# Data
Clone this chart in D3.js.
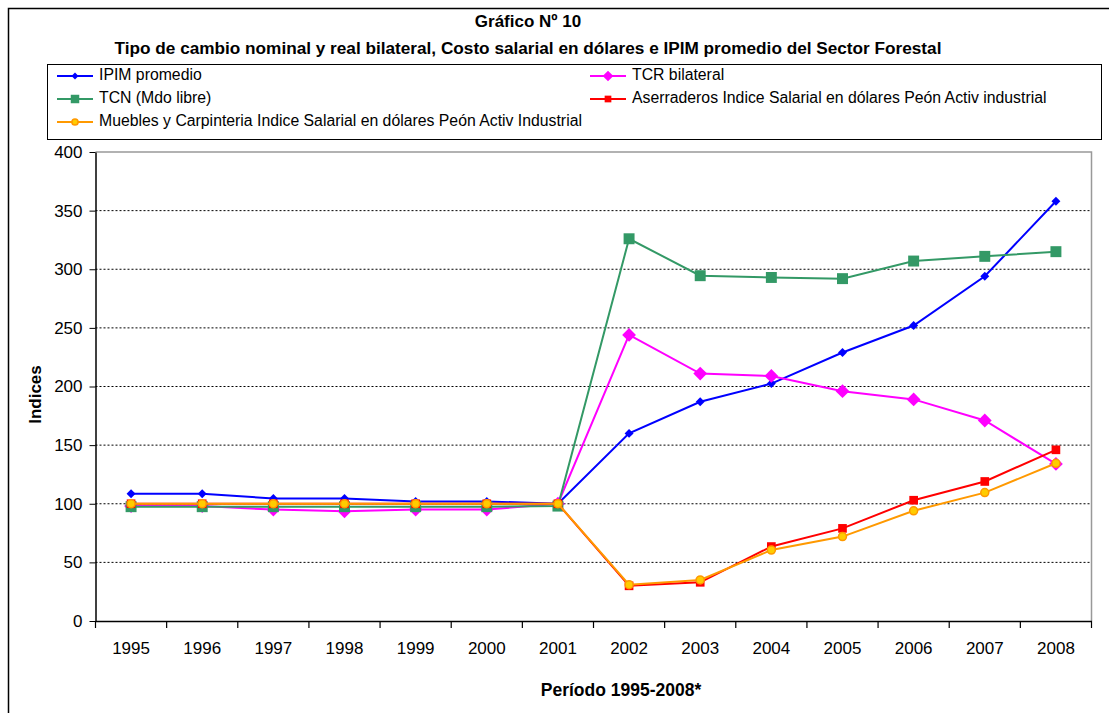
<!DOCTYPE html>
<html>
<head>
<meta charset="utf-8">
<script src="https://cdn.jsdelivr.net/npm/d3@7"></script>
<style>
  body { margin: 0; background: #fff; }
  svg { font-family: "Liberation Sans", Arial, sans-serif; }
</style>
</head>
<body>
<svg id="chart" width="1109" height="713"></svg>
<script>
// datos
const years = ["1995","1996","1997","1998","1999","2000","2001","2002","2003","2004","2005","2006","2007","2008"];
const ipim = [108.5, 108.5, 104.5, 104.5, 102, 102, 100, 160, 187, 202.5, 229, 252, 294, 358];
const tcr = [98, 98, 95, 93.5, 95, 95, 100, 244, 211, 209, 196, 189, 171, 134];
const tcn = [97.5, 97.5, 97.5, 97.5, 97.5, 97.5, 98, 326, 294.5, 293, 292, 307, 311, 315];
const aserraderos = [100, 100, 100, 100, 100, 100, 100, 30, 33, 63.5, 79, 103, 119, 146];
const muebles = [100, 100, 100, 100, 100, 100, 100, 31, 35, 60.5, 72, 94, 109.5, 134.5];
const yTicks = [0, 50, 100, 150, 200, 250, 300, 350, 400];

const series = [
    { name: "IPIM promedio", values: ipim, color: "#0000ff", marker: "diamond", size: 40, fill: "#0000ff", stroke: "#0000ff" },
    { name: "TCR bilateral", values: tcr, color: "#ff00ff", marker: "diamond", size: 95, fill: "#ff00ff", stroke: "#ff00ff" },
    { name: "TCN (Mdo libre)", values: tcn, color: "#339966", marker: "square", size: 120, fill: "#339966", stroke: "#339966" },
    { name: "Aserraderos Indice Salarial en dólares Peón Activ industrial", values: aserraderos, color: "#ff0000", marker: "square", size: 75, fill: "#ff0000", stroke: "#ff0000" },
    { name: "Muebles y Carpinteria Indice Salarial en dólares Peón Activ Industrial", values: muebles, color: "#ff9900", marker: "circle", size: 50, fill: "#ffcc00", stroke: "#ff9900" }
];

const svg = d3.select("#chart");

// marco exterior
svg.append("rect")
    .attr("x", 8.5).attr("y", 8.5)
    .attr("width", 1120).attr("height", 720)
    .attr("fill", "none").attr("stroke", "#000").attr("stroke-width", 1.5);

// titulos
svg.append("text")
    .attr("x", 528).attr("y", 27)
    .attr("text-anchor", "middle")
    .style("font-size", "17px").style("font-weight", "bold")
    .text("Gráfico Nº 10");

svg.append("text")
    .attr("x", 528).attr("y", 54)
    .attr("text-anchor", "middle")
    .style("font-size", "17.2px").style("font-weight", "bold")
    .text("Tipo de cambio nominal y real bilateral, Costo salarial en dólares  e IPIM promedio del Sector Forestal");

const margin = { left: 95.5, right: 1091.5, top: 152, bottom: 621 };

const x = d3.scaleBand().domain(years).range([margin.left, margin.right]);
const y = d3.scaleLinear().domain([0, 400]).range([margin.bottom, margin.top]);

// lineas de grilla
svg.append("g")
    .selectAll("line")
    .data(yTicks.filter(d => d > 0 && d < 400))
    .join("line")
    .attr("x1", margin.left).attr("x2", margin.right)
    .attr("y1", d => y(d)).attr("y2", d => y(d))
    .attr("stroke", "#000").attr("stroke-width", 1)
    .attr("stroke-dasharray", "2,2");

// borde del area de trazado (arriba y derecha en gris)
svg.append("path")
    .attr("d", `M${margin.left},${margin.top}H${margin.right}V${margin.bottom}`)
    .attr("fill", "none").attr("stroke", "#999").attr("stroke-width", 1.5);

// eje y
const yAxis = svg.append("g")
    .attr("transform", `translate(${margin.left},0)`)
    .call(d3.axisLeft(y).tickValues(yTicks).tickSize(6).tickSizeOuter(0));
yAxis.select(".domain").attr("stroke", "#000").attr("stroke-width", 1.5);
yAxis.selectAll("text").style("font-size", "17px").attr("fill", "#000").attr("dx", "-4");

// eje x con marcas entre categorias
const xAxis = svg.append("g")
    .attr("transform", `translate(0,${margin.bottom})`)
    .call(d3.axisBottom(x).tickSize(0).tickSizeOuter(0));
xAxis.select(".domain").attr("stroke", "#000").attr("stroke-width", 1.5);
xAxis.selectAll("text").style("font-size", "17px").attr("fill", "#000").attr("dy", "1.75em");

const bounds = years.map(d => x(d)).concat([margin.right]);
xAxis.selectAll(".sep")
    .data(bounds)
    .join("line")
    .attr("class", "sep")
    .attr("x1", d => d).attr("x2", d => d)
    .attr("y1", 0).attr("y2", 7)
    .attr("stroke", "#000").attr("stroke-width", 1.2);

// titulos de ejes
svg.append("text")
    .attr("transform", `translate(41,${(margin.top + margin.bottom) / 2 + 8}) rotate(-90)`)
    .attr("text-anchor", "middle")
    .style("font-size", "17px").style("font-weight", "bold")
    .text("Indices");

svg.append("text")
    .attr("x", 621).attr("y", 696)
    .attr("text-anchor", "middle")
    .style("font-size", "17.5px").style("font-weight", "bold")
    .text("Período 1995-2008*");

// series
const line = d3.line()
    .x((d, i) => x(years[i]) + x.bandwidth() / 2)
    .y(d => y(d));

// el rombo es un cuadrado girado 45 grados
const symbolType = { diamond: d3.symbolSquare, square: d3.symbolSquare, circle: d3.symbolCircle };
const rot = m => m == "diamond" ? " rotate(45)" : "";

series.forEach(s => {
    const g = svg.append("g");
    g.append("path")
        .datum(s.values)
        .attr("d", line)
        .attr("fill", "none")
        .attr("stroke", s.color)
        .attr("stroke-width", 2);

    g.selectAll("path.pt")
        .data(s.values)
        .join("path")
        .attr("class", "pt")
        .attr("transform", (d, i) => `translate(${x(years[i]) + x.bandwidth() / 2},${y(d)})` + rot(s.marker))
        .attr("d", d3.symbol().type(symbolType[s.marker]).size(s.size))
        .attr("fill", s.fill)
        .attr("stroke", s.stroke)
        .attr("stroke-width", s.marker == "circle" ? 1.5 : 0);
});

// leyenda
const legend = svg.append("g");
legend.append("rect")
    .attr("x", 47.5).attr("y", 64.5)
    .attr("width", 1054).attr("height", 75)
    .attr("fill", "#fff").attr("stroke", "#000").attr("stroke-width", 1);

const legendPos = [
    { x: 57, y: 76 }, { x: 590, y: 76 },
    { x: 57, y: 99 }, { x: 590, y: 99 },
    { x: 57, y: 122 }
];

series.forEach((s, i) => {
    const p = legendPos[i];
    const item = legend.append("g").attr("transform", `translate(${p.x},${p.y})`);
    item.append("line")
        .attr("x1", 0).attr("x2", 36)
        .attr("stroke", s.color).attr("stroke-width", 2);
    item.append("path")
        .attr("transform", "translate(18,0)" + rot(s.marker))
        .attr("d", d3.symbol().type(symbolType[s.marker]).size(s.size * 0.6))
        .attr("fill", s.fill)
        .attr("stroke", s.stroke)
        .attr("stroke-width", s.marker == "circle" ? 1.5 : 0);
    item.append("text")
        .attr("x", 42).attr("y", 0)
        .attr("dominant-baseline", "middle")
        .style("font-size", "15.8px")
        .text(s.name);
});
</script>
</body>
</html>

==

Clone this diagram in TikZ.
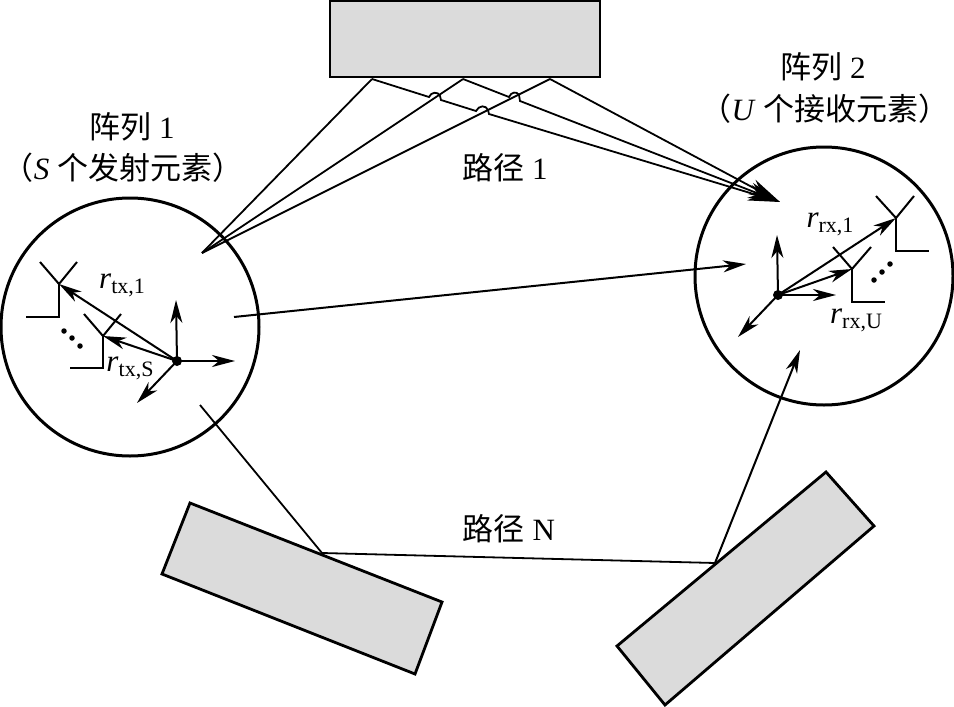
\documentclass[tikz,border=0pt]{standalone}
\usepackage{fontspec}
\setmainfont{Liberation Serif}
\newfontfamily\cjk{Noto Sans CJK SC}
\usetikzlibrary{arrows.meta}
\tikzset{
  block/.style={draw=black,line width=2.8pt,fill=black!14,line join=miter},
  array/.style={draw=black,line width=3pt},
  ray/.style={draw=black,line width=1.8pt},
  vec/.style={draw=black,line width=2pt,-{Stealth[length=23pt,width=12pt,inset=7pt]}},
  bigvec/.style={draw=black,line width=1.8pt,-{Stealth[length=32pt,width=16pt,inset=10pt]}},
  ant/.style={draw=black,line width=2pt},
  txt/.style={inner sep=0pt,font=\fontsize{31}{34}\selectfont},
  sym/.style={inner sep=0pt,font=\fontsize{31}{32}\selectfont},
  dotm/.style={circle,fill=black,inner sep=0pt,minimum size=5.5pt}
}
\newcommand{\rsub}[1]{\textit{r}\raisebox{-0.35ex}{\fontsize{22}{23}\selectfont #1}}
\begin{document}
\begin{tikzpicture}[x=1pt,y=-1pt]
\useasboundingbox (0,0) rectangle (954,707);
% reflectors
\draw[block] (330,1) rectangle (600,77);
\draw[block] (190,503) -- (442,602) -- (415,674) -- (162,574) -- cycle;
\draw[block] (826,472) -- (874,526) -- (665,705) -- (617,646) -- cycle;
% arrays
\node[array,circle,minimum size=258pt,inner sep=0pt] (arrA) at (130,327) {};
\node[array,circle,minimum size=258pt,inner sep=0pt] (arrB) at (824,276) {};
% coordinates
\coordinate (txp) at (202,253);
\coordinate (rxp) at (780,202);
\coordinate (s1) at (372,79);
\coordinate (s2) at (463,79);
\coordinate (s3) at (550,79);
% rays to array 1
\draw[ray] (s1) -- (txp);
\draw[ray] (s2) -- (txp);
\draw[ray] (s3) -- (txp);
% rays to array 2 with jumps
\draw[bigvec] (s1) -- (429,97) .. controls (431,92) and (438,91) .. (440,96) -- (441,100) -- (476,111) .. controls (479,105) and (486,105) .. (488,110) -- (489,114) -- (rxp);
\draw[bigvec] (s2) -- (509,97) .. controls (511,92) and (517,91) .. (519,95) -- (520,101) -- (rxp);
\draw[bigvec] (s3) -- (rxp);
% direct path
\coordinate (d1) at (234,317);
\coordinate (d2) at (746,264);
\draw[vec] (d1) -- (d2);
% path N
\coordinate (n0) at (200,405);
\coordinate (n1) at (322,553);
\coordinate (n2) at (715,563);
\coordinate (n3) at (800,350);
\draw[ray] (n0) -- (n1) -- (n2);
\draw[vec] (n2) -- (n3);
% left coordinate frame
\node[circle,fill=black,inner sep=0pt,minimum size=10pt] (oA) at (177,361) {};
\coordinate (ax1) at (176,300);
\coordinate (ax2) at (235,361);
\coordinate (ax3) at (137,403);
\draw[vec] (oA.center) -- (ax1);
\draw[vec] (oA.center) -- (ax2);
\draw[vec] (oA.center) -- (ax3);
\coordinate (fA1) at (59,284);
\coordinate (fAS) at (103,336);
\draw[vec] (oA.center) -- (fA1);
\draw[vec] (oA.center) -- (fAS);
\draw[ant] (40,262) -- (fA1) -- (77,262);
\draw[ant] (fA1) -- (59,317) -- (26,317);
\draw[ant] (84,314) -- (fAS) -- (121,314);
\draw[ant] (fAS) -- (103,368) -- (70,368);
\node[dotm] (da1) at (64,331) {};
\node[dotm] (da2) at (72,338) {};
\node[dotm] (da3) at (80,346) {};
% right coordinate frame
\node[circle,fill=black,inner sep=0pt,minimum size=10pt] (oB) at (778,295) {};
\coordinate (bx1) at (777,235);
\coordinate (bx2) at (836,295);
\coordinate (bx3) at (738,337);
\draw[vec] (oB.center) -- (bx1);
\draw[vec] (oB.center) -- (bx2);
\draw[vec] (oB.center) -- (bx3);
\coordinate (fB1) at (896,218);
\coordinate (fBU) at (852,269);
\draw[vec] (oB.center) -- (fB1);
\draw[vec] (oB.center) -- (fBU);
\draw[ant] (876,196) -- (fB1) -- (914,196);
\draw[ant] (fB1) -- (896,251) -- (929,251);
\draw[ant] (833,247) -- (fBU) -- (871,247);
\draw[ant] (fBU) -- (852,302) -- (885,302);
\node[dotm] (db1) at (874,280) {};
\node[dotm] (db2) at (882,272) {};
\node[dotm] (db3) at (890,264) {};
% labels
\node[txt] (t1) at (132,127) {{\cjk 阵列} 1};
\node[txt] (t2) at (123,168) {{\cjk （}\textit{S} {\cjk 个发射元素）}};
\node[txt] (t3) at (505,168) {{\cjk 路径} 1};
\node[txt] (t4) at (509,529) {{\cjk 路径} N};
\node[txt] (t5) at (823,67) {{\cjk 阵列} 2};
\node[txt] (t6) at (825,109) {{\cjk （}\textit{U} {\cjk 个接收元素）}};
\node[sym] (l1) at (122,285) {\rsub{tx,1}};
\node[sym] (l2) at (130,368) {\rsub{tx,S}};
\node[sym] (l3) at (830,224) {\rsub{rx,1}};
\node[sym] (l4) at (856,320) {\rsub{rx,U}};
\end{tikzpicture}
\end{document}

# Objective
Copy word for word only the lines above from the one with "Clone this chart in D3.js." through the one with "300, 350, 400];". Leave pictures out.

# The output
Clone this chart in D3.js.
<!DOCTYPE html>
<html>
<head>
<meta charset="utf-8">
<script src="https://cdn.jsdelivr.net/npm/d3@7"></script>
<style>
  body { margin: 0; background: #fff; }
  svg { font-family: "Liberation Sans", Arial, sans-serif; }
</style>
</head>
<body>
<svg id="chart" width="1109" height="713"></svg>
<script>
// datos
const years = ["1995","1996","1997","1998","1999","2000","2001","2002","2003","2004","2005","2006","2007","2008"];
const ipim = [108.5, 108.5, 104.5, 104.5, 102, 102, 100, 160, 187, 202.5, 229, 252, 294, 358];
const tcr = [98, 98, 95, 93.5, 95, 95, 100, 244, 211, 209, 196, 189, 171, 134];
const tcn = [97.5, 97.5, 97.5, 97.5, 97.5, 97.5, 98, 326, 294.5, 293, 292, 307, 311, 315];
const aserraderos = [100, 100, 100, 100, 100, 100, 100, 30, 33, 63.5, 79, 103, 119, 146];
const muebles = [100, 100, 100, 100, 100, 100, 100, 31, 35, 60.5, 72, 94, 109.5, 134.5];
const yTicks = [0, 50, 100, 150, 200, 250, 300, 350, 400];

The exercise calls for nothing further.